Points de vue

Hanane Karimi : De l'enjeu de se diriger vers une société plus juste

#1AnAprès

Rédigé par Hanane Karimi | Mardi 12 Janvier 2016 à 09:00

Un an après les premiers attentats qui ont bouleversé la société française, que faut-il retenir de ces funestes événements et de leurs conséquences ? Quels messages promouvoir et que préconiser pour construire une société meilleure ? Le point sur Saphirnews avec Hanane Karimi est chercheuse en sociologie, porte-parole des Femmes dans la Mosquée et membre du Collectif des Femmes pour la Marche de la Dignité à l'origine d'une grande manifestation en octobre 2015 à Paris.



Les attentats qui ont secoué la France en 2015 ont marqué un véritable tournant politique. Ces attentats nous ont montré que la France est inscrite dans une géopolitique guerrière qui se joue aussi sur son territoire.

Je nuancerai tout de même le contenu politique des deux attentats : ceux de janvier, de par ses auteurs, renvoient à la politique intérieure de la France, à la relégation et à la misère sociale, à la détresse et à la violence que celles-ci peuvent engendrer chez des Français. Et on peut se poser la question de savoir quels sont les parcours qui mènent à cette violence extrême.

Les attentats de novembre renvoient, quant à eux, à une dynamique internationale dès lors que la France s’est inscrite dans la guerre en Syrie en menant en septembre 2015 ses premières frappes aériennes en Syrie. Ces attentats sont une résonance macabre de ce qui se passe là-bas, sous une autre forme.

La principale leçon que je tire de cette année 2015 est que notre système politique est sourd aux leçons tragiques que devraient permettre ces événements. Elle a brandi la liberté d’expression puis la culture française comme cibles des attentats. Or, la question est avant tout politique. Le gouvernement a choisi des réponses inadaptées, populistes et dangereuses pour la démocratie : la laïcité radicale, l'état d'urgence, les droits élargis de la police. Le pays a plongé dans un système plus sécuritaire, plus violent et moins démocratique, ce qui est très inquiétant pour l’avenir du pays.

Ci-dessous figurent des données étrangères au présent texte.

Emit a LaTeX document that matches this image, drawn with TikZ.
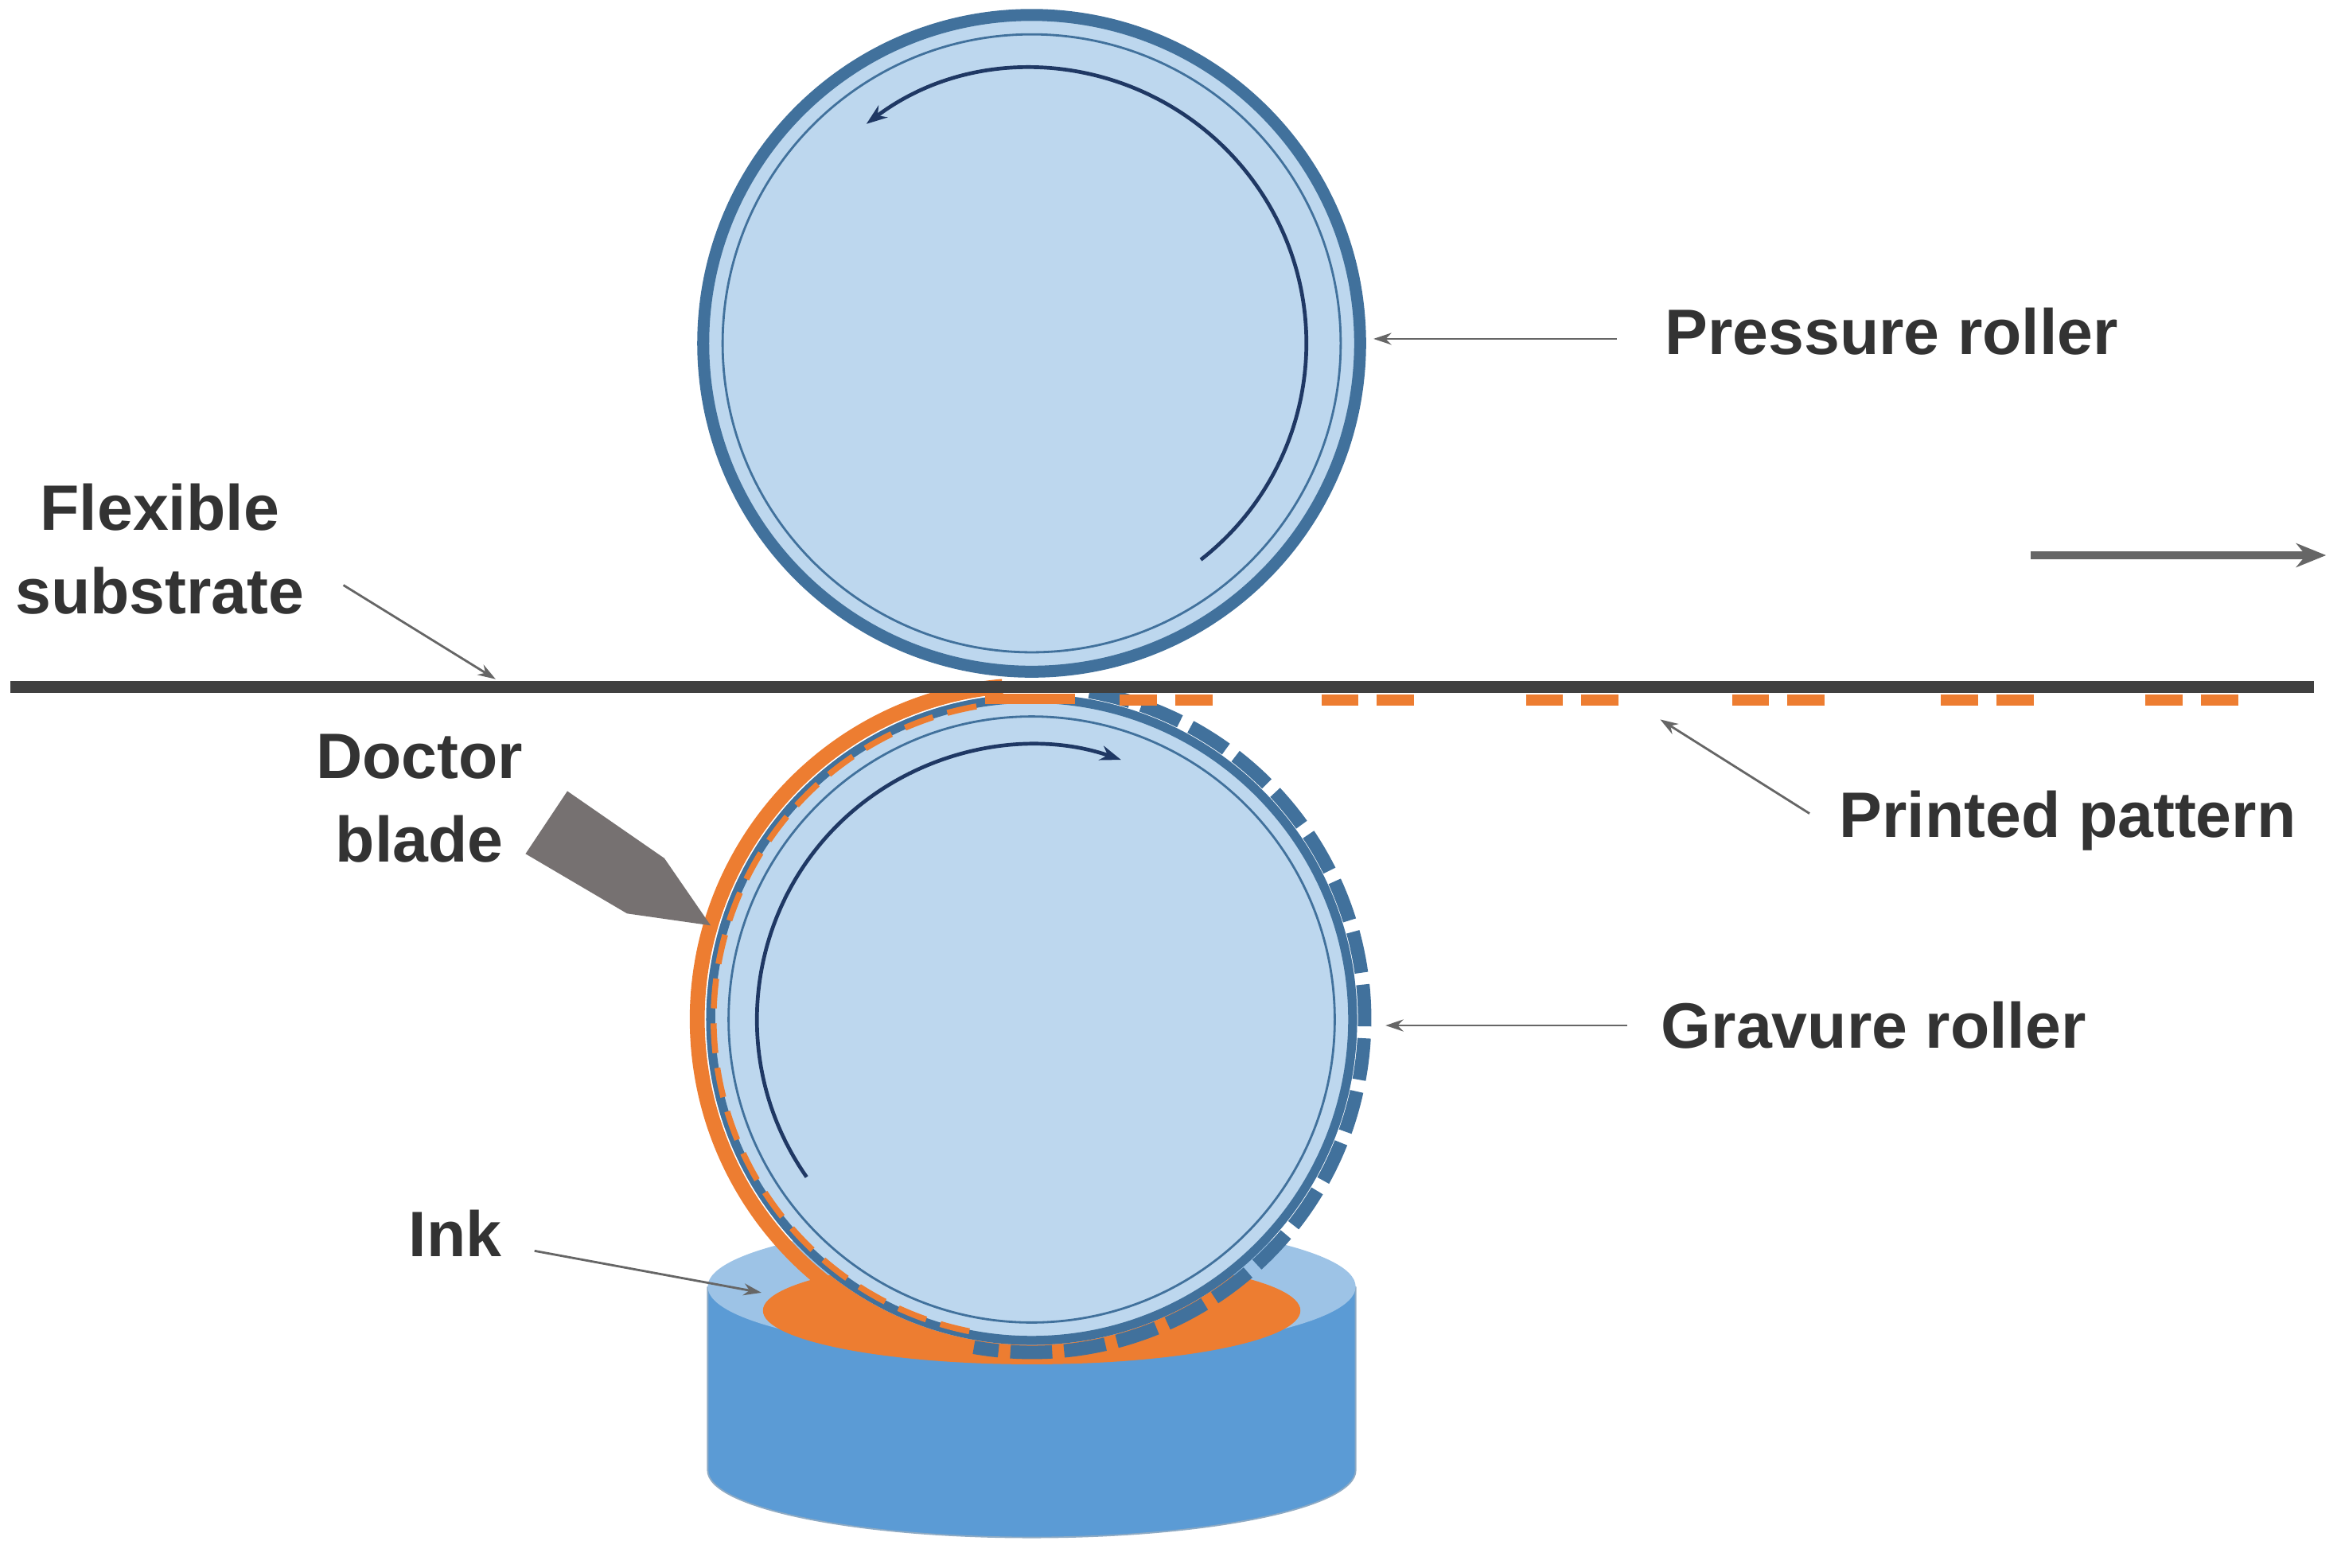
\documentclass[tikz,border=0pt]{standalone}
\usepackage{fontspec}
\setmainfont{Liberation Sans}
\usetikzlibrary{arrows.meta}
\definecolor{rim}{HTML}{41719C}
\definecolor{face}{HTML}{BDD7EE}
\definecolor{navy}{HTML}{1F3864}
\definecolor{ink}{HTML}{ED7D31}
\definecolor{tank}{HTML}{5B9BD5}
\definecolor{tanktop}{HTML}{9DC3E6}
\definecolor{blade}{HTML}{767171}
\definecolor{txt}{HTML}{333333}
\tikzset{lbl/.style={font=\fontsize{43}{50}\selectfont\bfseries,text=txt,align=center,inner sep=0},
 ptr/.style={draw=gray!80!black,line width=1.5,-{Stealth[length=12,width=8]}},
 dot/.style={ink,line width=7}}
\begin{document}
\begin{tikzpicture}[x=1pt,y=-1pt]
\useasboundingbox (0,0) rectangle (1568,1050);
% ink tank
\fill[tank] (474,862) -- (474,985) arc[start angle=180,end angle=0,x radius=217,y radius=45] -- (908,862) -- cycle;
\draw[rim!60,line width=1] (474,862) -- (474,985) arc[start angle=180,end angle=0,x radius=217,y radius=45] -- (908,862);
\fill[tanktop] (691,862) ellipse[x radius=217,y radius=45];
\fill[ink] (691,878) ellipse[x radius=180,y radius=36];
% gravure roller
\coordinate (g) at (691,683);
\fill[face] (g) circle[radius=218];
\draw[ink,line width=10] (g) ++(-95:224) arc[start angle=-95,end angle=-265,radius=224];
\draw[ink,line width=9] (g) ++(100:224) arc[start angle=100,end angle=60,radius=224];
\draw[rim,line width=6] (g) circle[radius=215];
\draw[rim,line width=9,dash pattern=on 28 off 8] (g) ++(-80:223) arc[start angle=-80,end angle=100,radius=223];
\draw[ink,line width=4,dash pattern=on 20 off 10] (g) ++(-100:213) arc[start angle=-100,end angle=-260,radius=213];
\draw[rim,line width=1.5] (g) circle[radius=203];
\draw[navy,line width=2.5,-{Stealth[length=14,width=10]}] (g) ++(-215:184) arc[start angle=-215,end angle=-71,radius=184];
% pressure roller
\coordinate (p) at (691,230);
\fill[face] (p) circle[radius=220];
\draw[rim,line width=8] (p) circle[radius=220];
\draw[rim,line width=1.5] (p) circle[radius=207];
\draw[navy,line width=2.5,-{Stealth[length=14,width=10]}] (p) ++(52:184) arc[start angle=52,end angle=-127,radius=184];
% substrate
\coordinate (s1) at (7,460); \coordinate (s2) at (1550,460);
\draw[black!75,line width=8] (s1) -- (s2);
% printed pattern
\foreach \x in {750,885,1022,1160,1300,1437}{
 \draw[dot] (\x,469) -- ++(25,0); \draw[dot] (\x+37,469) -- ++(25,0);}
\draw[dot] (660,468) -- (720,468);
% doctor blade
\fill[blade] (380,530) -- (352,572) -- (420,612) -- (476,620) -- (445,575) -- cycle;
% labels
\node[lbl] (pr) at (1267,222) {Pressure roller};
\coordinate (pra) at (1083,227); \coordinate (prb) at (920,227);
\draw[ptr] (pra) -- (prb);
\node[lbl] (fs) at (107,368) {Flexible\\[6pt]substrate};
\coordinate (fsa) at (230,392); \coordinate (fsb) at (332,455);
\draw[ptr] (fsa) -- (fsb);
\node[lbl] (db) at (281,535) {Doctor\\[6pt]blade};
\node[lbl] (pp) at (1385,550) {Printed pattern};
\coordinate (ppa) at (1212,545); \coordinate (ppb) at (1112,482);
\draw[ptr] (ppa) -- (ppb);
\node[lbl] (gr) at (1255,687) {Gravure roller};
\coordinate (gra) at (1090,687); \coordinate (grb) at (928,687);
\draw[ptr] (gra) -- (grb);
\node[lbl] (ik) at (305,826) {Ink};
\coordinate (ika) at (358,838); \coordinate (ikb) at (510,866);
\draw[ptr] (ika) -- (ikb);
\coordinate (da) at (1360,372); \coordinate (dbb) at (1558,372);
\draw[gray!80!black,line width=5,-{Stealth[length=20,width=16]}] (da) -- (dbb);
\end{tikzpicture}
\end{document}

Se diriger vers une société plus digne

De facto, l’engagement politique sous toutes ses formes est une nécessité pour changer la société. Il n’existe pas qu’une manière de faire de la politique mais mille manières de la réinventer. Ainsi, on peut penser les solidarités locales parce que, sous couvert de sécurité nationale, les citoyens musulmans n’ont par exemple jamais autant eu peur pour leur sécurité individuelle.

Depuis l'instauration de l'état d'urgence, ceux sont des voisin-e-s, des ami-e-s, des proches qui ont été les cibles de perquisitions abusives. Des perquisitions qui n'ont que peu de fondements mais qui instaurent un climat de suspicion et de peur.

Face à ces dérives, il faut recréer du sens, de la solidarité : être présent auprès de ces personnes et dénoncer les abus de l'état d'urgence et de la police. Mais au-delà, je pense qu'il faille se rapprocher des sans-droits (réfugié-e-s, migrant-e-s, exilé-e-s politiques) pour appréhender ce que la politique fait, qu'elle soit internationale ou nationale.

J’ai malheureusement constaté que le dialogue ne prend pas entre groupes sociaux différents. Les différents événements citoyens auxquels j’ai participé ont montré les limites d’une mise en scène démocratique. Il y a trop de préjugés et de colère de part et d’autre. Des solutions existent, comme celle de proposer des actions politiques fortes, comme nous l’avons fait à la Marche de la Dignité, ou de constituer un mouvement anti-guerre qui rappelle que nous ne concéderons aucunement notre liberté et notre dignité pour des enjeux guerriers que nous n’avons pas choisi. Peut-être qu’alors, un dialogue pourra s’amorcer car l’enjeu est une société plus juste et plus digne pour tous.